You have a website. You pay someone to maintain it. Maybe you even pay for SEO. But when someone asks “is your website making you money?”, you have no idea. Most business owners don’t. And that’s a problem you can fix in about 20 minutes.

The dashboard you’re probably not checking

Google Analytics is free. Google Search Console is free. Together they tell you almost everything you need to know about whether your website is working. Yet 68% of small business websites either don’t have analytics installed, have it installed incorrectly, or have never looked at the data.

Here’s what to check and what each number actually means for your business.

Metric 1: Where your visitors come from

In Google Analytics, go to Acquisition > Traffic Acquisition. You’ll see channels: Organic Search, Direct, Social, Referral, Paid.

Organic Search is the one that matters most. These are people who Googled something and found you. They have intent, they’re looking for what you sell. If this number is growing month over month, your SEO is working. If it’s flat or declining, something needs to change.

Direct means someone typed your URL or used a bookmark. This is brand awareness, people who already know you. Good to have, but not growth.

Social and Referral are bonuses. Nice traffic, but unreliable and usually low-intent. Don’t build your strategy around them.

The healthy ratio for a service business: at least 40% of traffic should come from Organic Search. If you’re below 20%, your website is essentially invisible to new customers.

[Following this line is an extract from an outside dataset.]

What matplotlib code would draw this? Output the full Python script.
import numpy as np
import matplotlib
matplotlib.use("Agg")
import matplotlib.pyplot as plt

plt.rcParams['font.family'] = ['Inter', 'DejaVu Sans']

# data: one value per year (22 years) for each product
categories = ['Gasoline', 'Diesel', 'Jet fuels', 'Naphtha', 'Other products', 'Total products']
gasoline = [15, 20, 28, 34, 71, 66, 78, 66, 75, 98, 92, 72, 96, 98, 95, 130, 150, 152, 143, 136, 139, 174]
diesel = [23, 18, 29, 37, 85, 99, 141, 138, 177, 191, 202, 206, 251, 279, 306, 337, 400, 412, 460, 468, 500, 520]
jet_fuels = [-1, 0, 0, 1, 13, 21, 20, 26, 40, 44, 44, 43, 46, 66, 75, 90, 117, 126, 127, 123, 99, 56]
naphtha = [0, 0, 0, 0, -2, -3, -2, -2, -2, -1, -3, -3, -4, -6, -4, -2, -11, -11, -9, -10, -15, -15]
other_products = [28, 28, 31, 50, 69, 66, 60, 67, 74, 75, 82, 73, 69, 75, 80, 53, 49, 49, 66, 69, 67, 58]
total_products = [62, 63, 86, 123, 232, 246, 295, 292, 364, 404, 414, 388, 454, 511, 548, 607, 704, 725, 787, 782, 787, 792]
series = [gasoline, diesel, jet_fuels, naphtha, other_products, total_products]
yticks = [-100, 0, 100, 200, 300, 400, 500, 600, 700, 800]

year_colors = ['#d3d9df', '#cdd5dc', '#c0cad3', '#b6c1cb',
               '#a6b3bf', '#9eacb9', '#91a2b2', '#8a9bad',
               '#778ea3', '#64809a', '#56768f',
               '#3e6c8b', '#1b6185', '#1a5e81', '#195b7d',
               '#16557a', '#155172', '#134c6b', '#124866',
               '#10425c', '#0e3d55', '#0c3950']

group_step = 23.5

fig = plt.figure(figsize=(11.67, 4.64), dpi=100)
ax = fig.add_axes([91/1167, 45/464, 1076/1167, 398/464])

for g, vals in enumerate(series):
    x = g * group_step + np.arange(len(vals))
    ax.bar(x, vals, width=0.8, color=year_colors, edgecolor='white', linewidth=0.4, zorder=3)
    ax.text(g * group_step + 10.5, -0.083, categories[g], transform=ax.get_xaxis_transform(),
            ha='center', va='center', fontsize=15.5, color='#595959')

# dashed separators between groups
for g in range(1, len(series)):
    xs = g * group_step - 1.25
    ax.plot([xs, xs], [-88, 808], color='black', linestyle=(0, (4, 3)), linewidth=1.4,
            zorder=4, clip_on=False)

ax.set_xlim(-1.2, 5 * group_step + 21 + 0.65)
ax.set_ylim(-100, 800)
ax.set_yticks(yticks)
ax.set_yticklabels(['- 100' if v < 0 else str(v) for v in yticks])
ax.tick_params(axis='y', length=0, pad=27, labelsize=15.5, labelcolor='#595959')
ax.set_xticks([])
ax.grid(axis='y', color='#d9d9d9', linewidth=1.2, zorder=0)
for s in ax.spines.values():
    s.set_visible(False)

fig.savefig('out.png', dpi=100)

Metric 2: What people do when they arrive

Bounce rate, the percentage of visitors who leave without doing anything. Under 50% is good. Over 70% means your site isn’t matching what people expected when they clicked. Either your content doesn’t answer their question, your site is too slow, or your design doesn’t inspire trust.

Average session duration, how long people stay. For a service business site, 2-3 minutes is healthy. Under 30 seconds means they took one look and left. Over 5 minutes means they’re reading your content seriously, these are your warmest leads.

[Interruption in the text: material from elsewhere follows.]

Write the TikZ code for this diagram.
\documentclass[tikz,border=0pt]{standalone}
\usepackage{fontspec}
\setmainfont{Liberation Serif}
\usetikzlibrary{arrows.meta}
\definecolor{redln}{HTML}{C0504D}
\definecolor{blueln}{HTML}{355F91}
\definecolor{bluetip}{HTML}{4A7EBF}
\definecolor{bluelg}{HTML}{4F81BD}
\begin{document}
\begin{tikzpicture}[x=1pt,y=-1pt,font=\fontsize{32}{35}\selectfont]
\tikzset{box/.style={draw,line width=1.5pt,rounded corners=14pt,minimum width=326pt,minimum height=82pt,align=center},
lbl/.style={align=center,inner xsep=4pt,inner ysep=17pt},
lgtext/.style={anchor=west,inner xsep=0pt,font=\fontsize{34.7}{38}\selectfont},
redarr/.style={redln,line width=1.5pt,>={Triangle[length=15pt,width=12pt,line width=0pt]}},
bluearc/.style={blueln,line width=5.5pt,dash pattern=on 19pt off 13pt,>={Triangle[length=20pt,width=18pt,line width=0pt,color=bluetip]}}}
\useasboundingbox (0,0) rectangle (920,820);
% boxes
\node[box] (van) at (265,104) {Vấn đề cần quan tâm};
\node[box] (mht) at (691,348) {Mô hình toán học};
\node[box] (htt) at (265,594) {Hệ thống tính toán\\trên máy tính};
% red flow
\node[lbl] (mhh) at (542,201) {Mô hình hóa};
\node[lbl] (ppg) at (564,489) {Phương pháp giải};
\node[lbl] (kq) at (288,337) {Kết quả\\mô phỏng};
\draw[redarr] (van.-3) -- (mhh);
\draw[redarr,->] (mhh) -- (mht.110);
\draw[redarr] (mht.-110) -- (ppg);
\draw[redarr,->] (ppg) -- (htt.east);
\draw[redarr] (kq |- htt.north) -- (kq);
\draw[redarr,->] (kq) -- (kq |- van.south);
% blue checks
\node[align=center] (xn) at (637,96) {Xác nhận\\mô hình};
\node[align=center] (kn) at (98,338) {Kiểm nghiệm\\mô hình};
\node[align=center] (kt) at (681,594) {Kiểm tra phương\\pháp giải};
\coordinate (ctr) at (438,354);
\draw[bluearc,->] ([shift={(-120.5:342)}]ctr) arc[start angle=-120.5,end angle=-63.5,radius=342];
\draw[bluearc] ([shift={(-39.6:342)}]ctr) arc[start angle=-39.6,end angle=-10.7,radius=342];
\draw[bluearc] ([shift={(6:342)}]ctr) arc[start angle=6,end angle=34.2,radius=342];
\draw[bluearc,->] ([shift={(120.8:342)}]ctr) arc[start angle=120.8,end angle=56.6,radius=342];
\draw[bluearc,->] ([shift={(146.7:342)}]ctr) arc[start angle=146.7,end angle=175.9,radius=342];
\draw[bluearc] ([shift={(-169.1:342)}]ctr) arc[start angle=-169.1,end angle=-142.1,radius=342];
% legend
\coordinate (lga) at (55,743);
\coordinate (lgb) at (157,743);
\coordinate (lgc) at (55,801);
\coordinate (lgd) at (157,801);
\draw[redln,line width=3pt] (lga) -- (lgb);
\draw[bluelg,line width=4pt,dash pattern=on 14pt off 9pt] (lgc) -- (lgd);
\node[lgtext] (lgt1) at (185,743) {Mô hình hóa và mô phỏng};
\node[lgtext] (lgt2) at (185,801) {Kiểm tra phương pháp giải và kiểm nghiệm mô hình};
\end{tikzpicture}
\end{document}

Pages per session, how many pages they visit. More than 2 means they’re exploring. They checked your services, then your about page, maybe your pricing. That’s buying behavior.

Metric 3: The only number your accountant cares about

Conversions. In Google Analytics 4, set up “events” for the actions that matter: form submissions, phone calls, email clicks, booking completions. These are your leads.

If you get 1,000 visitors per month and 20 of them fill out your contact form, your conversion rate is 2%. That’s average. Below 1% means your website is leaking, people come but don’t take action. Above 3% means your site is doing its job well.

Now do the math. If each lead is worth $500 to your business (average project value × close rate), those 20 leads are worth $10,000/month in pipeline. Your website costs you $200/month to maintain. That’s a 50x return. That’s how you know your website is making you money.

The numbers that don’t matter

Vanity metrics that agencies love to report but mean nothing for your bottom line:

Total pageviews. A bot visiting your site 5,000 times inflates this number. Pageviews without context are meaningless.

Social media followers. They’re not on your website, they’re on Instagram’s website. You don’t own that audience.

“Impressions” in Google. An impression means your site appeared in search results. It doesn’t mean anyone clicked. 10,000 impressions and 50 clicks means your listings aren’t compelling, not that you’re winning.

Domain Authority. A made-up metric by SEO tool companies. Google doesn’t use it. Don’t let anyone sell you “DA improvement” as a service.

Setting this up in 20 minutes

Step 1: Verify Google Analytics 4 is installed. Go to your website, right-click, View Source, search for “gtag” or “G-“. If you find a measurement ID (G-XXXXXXXXXX), you’re tracked. If not, install it, it’s one line of code.

Step 2: Set up conversion events. In GA4, go to Admin > Events. Create events for: form_submit, phone_click (tel: links), email_click (mailto: links). This takes 5 minutes.

Step 3: Verify Google Search Console. Go to search.google.com/search-console, add your domain, verify ownership. This shows you exactly which keywords bring people to your site.

Step 4: Check the numbers on the 1st of every month. Ten minutes. Traffic up or down? Conversions up or down? Which pages are bringing leads? Which keywords are growing? That’s your monthly website health check.

When to worry

Traffic declining 3 months in a row, something changed. A Google update, a technical issue, or your competitors improved.

Conversion rate below 1% with decent traffic, your site attracts visitors but fails to convert them. Design, messaging, or trust issue.

Zero organic traffic after 6 months, your SEO strategy isn’t working or doesn’t exist.

95% of traffic to your homepage only, people land on your front door and leave. You need content pages (blog posts, service pages) that capture searches for specific problems.

The honest answer

Most small business websites are not making money. They exist, they look okay, but they generate zero measurable leads. That’s not because websites don’t work, it’s because most websites are built and then abandoned.

A website that gets regular content, ongoing SEO, proper analytics, and monthly check-ins is a lead generation machine. A website that was built two years ago and hasn’t been touched since is a digital tombstone.

Check your numbers. If they’re bad, that’s actually good news, it means there’s a massive opportunity sitting right there. You just need to start measuring and then start improving.